◆ THE EXERCISE
Output the line that holds "What seaborn and", the line that holds "import seaborn as sns", and every line between them, exactly, but none of the pictures.

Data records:
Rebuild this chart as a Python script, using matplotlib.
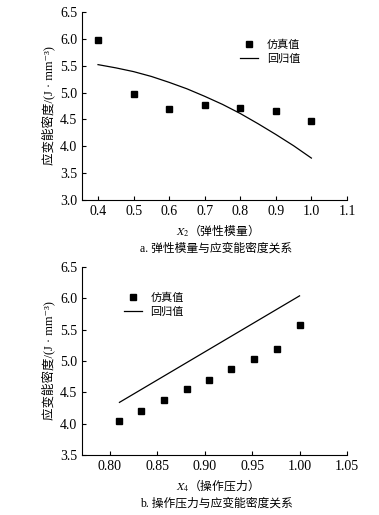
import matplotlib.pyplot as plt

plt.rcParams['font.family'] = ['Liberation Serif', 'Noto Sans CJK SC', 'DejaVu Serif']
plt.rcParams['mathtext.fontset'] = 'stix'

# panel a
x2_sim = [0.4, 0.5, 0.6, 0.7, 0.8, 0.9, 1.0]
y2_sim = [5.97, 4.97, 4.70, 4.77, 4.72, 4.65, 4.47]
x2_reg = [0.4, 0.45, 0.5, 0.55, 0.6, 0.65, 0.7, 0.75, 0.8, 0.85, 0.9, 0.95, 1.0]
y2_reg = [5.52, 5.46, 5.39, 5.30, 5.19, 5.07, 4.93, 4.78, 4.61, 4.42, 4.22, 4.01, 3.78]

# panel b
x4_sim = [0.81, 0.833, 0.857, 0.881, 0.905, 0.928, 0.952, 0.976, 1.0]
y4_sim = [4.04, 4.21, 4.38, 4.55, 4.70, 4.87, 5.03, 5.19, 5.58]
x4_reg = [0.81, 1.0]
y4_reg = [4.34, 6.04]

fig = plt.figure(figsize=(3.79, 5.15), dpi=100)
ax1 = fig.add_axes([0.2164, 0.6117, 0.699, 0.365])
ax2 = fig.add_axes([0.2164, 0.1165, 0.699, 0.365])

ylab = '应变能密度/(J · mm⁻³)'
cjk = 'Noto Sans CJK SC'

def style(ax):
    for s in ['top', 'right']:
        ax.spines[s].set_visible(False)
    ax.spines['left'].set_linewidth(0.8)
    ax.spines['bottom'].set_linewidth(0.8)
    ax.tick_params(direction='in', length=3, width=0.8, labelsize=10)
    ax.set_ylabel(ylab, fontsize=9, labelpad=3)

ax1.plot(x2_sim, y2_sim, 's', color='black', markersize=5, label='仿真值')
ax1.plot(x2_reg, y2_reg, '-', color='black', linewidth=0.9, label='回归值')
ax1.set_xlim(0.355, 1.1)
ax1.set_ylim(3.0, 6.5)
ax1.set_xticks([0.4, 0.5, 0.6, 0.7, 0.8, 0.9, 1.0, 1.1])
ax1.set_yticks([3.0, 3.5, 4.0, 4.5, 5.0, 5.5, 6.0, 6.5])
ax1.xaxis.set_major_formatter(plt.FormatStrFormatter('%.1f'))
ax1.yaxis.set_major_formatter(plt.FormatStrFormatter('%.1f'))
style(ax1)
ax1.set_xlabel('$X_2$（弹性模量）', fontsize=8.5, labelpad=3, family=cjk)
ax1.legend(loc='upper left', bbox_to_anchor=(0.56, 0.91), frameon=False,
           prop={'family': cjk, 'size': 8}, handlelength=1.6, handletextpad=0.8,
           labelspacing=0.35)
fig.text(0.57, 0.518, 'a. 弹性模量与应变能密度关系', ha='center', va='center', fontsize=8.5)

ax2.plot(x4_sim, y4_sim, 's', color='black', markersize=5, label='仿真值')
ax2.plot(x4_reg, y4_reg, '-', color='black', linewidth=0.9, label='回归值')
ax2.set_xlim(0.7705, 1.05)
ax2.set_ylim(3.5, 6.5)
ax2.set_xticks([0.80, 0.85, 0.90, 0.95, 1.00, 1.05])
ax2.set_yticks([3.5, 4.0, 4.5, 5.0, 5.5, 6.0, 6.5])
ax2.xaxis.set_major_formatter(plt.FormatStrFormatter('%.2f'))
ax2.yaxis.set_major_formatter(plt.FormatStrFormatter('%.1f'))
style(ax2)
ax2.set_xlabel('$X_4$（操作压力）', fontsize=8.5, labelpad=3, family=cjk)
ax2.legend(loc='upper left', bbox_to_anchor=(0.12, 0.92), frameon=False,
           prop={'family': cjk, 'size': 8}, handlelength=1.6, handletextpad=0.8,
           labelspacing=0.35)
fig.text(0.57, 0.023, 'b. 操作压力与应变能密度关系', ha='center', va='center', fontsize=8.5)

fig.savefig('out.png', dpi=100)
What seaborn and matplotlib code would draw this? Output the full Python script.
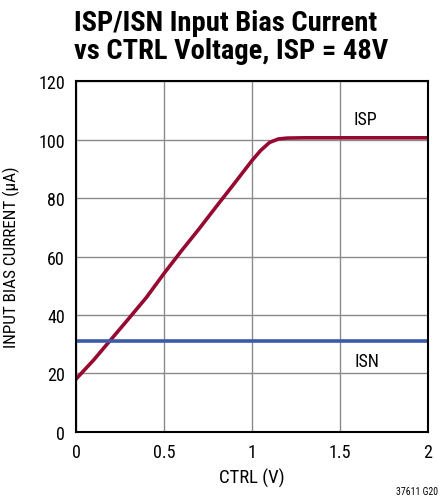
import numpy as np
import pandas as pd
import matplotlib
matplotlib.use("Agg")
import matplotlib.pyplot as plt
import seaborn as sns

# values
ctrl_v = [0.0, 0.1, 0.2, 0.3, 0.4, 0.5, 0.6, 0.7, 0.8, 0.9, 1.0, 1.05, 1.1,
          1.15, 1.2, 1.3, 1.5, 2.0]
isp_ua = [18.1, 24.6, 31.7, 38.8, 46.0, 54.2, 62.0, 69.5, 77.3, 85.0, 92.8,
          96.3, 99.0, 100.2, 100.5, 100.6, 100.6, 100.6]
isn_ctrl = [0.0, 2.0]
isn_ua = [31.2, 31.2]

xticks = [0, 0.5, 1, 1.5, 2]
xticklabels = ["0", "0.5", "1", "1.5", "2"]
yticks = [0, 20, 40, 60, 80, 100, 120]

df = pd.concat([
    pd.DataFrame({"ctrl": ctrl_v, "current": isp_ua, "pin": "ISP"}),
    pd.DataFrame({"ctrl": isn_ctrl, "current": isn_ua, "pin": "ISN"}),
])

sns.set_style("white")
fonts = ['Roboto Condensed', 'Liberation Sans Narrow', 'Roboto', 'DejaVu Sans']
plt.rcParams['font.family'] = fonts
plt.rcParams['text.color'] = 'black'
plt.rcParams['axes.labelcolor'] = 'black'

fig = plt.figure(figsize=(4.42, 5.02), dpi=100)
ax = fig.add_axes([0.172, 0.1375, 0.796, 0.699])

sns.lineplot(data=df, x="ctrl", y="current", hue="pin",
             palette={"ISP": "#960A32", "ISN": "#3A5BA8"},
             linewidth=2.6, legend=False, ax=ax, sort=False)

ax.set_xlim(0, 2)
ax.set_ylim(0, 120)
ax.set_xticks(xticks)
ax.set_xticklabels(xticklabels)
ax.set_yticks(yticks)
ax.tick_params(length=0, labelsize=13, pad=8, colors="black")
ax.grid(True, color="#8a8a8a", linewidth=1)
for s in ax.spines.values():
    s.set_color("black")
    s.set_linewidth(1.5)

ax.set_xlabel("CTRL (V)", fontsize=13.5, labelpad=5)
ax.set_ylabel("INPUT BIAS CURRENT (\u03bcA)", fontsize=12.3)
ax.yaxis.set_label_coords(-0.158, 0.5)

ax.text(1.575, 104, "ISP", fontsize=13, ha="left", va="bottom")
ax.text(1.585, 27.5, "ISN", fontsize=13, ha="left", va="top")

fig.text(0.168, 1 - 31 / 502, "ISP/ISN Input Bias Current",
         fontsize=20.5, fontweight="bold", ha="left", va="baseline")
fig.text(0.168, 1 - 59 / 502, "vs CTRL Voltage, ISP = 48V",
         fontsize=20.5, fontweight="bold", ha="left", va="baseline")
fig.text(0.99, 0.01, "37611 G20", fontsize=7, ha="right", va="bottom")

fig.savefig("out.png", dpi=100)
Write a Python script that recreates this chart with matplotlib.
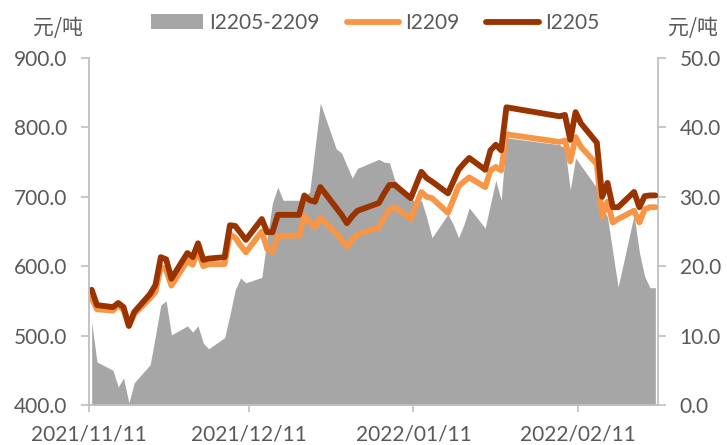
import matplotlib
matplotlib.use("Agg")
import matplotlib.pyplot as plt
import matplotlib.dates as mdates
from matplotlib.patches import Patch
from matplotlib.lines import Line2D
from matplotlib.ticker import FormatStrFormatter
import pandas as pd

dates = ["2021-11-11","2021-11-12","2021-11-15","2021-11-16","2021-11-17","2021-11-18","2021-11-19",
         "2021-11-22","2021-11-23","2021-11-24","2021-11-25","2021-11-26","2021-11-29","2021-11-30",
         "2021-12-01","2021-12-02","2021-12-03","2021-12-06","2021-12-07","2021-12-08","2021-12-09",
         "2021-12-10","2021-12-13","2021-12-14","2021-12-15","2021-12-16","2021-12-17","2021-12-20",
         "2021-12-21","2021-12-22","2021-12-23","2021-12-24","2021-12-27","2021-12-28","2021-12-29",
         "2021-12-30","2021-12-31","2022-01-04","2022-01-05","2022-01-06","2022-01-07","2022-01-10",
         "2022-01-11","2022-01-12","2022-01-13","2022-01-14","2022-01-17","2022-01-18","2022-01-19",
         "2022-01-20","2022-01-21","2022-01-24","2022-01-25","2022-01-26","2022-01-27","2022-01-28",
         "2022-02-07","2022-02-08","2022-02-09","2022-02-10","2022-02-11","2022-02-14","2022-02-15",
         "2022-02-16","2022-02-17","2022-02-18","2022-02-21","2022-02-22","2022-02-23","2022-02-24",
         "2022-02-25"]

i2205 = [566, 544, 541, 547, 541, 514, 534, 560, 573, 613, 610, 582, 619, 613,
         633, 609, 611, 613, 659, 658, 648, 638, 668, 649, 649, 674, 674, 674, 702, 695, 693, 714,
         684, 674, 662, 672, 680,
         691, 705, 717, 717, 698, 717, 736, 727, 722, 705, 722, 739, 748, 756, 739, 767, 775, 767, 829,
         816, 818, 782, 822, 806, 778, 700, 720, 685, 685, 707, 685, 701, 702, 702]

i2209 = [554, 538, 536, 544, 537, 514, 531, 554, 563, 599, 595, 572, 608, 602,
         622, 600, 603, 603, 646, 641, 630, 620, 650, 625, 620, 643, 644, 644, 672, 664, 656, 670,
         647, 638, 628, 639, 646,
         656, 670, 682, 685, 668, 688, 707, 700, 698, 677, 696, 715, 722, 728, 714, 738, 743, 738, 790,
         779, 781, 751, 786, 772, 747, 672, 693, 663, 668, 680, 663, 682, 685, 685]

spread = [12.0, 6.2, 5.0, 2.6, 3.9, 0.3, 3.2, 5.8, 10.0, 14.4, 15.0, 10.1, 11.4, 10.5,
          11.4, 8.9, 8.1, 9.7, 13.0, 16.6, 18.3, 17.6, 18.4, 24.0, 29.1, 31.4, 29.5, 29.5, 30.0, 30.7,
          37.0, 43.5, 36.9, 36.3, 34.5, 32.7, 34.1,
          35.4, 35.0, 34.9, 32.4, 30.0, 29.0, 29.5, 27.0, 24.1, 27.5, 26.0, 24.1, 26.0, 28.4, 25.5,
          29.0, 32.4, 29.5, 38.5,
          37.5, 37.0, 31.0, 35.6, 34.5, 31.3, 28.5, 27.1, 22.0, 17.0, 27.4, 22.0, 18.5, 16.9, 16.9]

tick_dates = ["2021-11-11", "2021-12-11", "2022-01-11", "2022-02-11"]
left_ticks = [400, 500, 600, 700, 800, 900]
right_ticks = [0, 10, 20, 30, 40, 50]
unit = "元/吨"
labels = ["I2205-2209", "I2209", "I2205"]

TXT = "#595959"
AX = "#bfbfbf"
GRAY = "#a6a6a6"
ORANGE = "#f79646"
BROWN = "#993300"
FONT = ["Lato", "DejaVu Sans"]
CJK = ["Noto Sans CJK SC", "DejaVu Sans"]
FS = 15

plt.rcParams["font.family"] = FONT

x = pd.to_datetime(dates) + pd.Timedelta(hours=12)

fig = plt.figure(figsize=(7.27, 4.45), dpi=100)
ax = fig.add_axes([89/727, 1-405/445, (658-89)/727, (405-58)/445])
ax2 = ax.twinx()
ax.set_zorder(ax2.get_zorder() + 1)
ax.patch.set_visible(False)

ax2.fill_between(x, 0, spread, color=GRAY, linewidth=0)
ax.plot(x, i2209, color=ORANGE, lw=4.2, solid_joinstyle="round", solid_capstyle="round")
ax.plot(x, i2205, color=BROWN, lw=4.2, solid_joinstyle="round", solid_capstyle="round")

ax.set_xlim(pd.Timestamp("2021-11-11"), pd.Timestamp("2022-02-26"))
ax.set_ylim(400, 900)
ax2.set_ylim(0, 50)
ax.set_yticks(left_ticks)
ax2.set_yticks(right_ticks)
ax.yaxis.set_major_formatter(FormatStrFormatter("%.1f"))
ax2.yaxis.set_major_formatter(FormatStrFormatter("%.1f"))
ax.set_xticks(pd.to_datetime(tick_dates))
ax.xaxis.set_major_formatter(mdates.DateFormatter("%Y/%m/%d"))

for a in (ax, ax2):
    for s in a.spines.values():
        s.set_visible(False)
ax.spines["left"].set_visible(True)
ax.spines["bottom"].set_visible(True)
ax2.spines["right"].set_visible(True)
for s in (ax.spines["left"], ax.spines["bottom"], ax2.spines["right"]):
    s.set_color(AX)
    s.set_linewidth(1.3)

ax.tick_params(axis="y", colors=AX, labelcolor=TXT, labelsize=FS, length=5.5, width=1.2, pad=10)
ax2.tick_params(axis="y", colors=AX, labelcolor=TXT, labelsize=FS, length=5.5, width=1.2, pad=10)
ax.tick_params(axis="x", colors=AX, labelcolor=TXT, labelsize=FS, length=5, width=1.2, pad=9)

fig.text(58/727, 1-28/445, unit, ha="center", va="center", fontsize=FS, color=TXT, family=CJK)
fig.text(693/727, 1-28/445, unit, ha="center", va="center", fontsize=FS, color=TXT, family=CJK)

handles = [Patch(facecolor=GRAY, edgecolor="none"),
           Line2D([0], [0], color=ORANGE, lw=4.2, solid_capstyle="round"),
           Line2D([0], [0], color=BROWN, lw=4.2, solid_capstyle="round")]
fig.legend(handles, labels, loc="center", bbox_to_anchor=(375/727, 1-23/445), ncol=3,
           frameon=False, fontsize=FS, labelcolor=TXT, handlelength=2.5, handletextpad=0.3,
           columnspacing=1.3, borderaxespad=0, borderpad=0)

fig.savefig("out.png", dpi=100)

◆ FINAL RESULT
What seaborn and matplotlib code would draw this? Output the full Python script.
import numpy as np
import pandas as pd
import matplotlib
matplotlib.use("Agg")
import matplotlib.pyplot as plt
import seaborn as sns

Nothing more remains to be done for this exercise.